Dans les 48 premières heures après le séisme principal du 25 avril, les répliques sont restées localisées au niveau de la zone qui a probablement rompue et n’ont pas affecté l’ensemble des segments du grand chevauchement himalayen au sud et à l’ouest de l’épicentre (Figure 5). La rupture du 12 mai est très proche de la réplique principale du 25 avril, de magnitude 6.7.

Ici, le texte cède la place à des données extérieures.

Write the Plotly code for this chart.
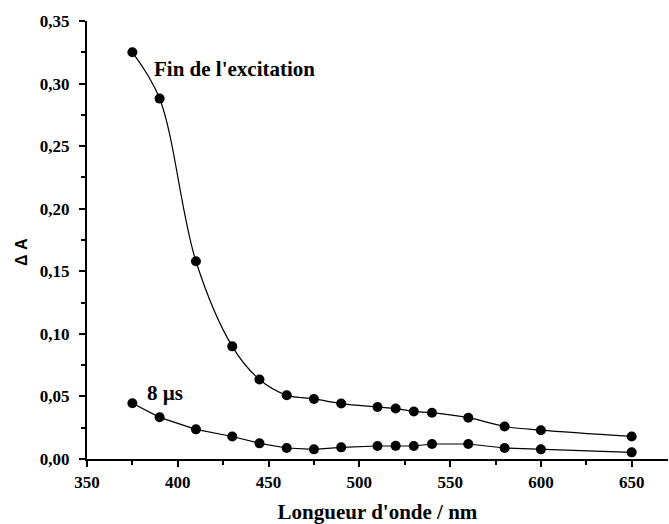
import plotly.graph_objects as go

wavelength = [375, 390, 410, 430, 445, 460, 475, 490, 510, 520, 530, 540, 560, 580, 600, 650]
fin_excitation = [0.325, 0.288, 0.158, 0.090, 0.0635, 0.051, 0.048, 0.0443, 0.0416, 0.0403,
                  0.038, 0.037, 0.033, 0.026, 0.023, 0.018]
delay_8us = [0.0445, 0.0333, 0.0237, 0.018, 0.0125, 0.0088, 0.0077, 0.0093, 0.0104, 0.0105,
             0.0104, 0.012, 0.012, 0.0088, 0.0077, 0.0053]

x_ticks = [350, 400, 450, 500, 550, 600, 650]
y_ticks = [0.0, 0.05, 0.10, 0.15, 0.20, 0.25, 0.30, 0.35]

serif = "Liberation Serif"

fig = go.Figure()
fig.add_trace(go.Scatter(
    x=wavelength, y=fin_excitation, mode="lines+markers",
    line=dict(color="black", width=1.2, shape="spline", smoothing=1.0),
    marker=dict(color="black", size=10, symbol="circle"),
    showlegend=False, name="Fin de l'excitation"))
fig.add_trace(go.Scatter(
    x=wavelength, y=delay_8us, mode="lines+markers",
    line=dict(color="black", width=1.2),
    marker=dict(color="black", size=10, symbol="circle"),
    showlegend=False, name="8 µs"))

axis_common = dict(
    showline=True, linecolor="black", linewidth=2, ticks="outside", ticklen=6,
    tickwidth=2, tickcolor="black", showgrid=False, zeroline=False,
    tickfont=dict(family=serif, size=17, color="black", weight="bold"),
)

fig.update_xaxes(range=[350, 670], tickvals=x_ticks, ticktext=[str(v) for v in x_ticks],
                 minor=dict(dtick=25, tick0=350, ticks="outside", ticklen=4, tickwidth=2, tickcolor="black"),
                 ticklabelstandoff=1,
                 title=dict(text="Longueur d'onde / nm", standoff=16,
                            font=dict(family=serif, size=21, color="black", weight="bold")),
                 **axis_common)
fig.update_yaxes(range=[0, 0.35], tickvals=y_ticks, tickformat=".2f",
                 minor=dict(dtick=0.025, tick0=0, ticks="outside", ticklen=4, tickwidth=2, tickcolor="black"),
                 ticklabelstandoff=6,
                 **axis_common)

plot_w = 669 - 87 - 1
plot_h = 524 - 21 - 65

fig.add_annotation(x=386, y=0.312, xref="x", yref="y", text="Fin de l'excitation",
                   showarrow=False, xanchor="left", yanchor="middle",
                   font=dict(family=serif, size=21, color="black", weight="bold"))
fig.add_annotation(x=382.0, y=0.0528, xref="x", yref="y", text="8 µs",
                   showarrow=False, xanchor="left", yanchor="middle",
                   font=dict(family=serif, size=21, color="black", weight="bold"))
fig.add_annotation(x=(21 - 87) / plot_w, y=(524 - 65 - 252) / plot_h, xref="paper", yref="paper",
                   text="Δ A", showarrow=False, textangle=-90, xanchor="center", yanchor="middle",
                   font=dict(family="Liberation Sans", size=16, color="black", weight="bold"))

fig.update_layout(
    width=669, height=524,
    margin=dict(l=87, r=1, t=21, b=65),
    paper_bgcolor="white", plot_bgcolor="white",
    separators=", ",
)

fig.write_html("out.html", config={"displayModeBar": False},
               post_script="document.body.style.margin='0';document.body.style.overflow='hidden';")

 Figure 5: Distribution de glissement cosismique obtenue par inversion cinématique pour les séismes du 25 avril et du 12 mai 2015, et distribution des répliques.

REFERENCES
Bollinger L., S. N. Sapkota, P. Tapponnier, Y. Klinger, M. Rizza, J. Van der Woerd, D. R. Tiwari, R. Pandey, A. Bitri, and S. Bes de Berc (2014), Estimating the return times of great Himalayan earthquakes in eastern Nepal: Evidence from the Patu and Bardibas strands of the Main Frontal Thrust, J. Geophys. Res. Solid Earth, 119, 7123-7163, doi:10.1002/2014JB010970.

Kanamori H. and Rivera L. (2008), Source inversion of W phase: speeding up seismic tsunami warning, Geophys. J. Int., 175, 222–238, doi:10.1111/j.1365-246X.2008.03887.x.

Vallée M. and Bouchon M. (2004), Imaging coseismic rupture in far-field by slip patches, Geophys. J. Int., 156, 615-630, doi:10.1111/j.1365-246X.2004.02158.x.

Vallée M., Charléty J., Ferreira A. M., Delouis B., Vergoz J. (2011), SCARDEC: a new technique for the rapid determination of seismic moment magnitude, focal mechanism and source time functions for large earthquakes using body-wave deconvolution, Geophys. J. Int., 184, 338-358, doi:10.1111/j.1365-246X.2010.04836.x.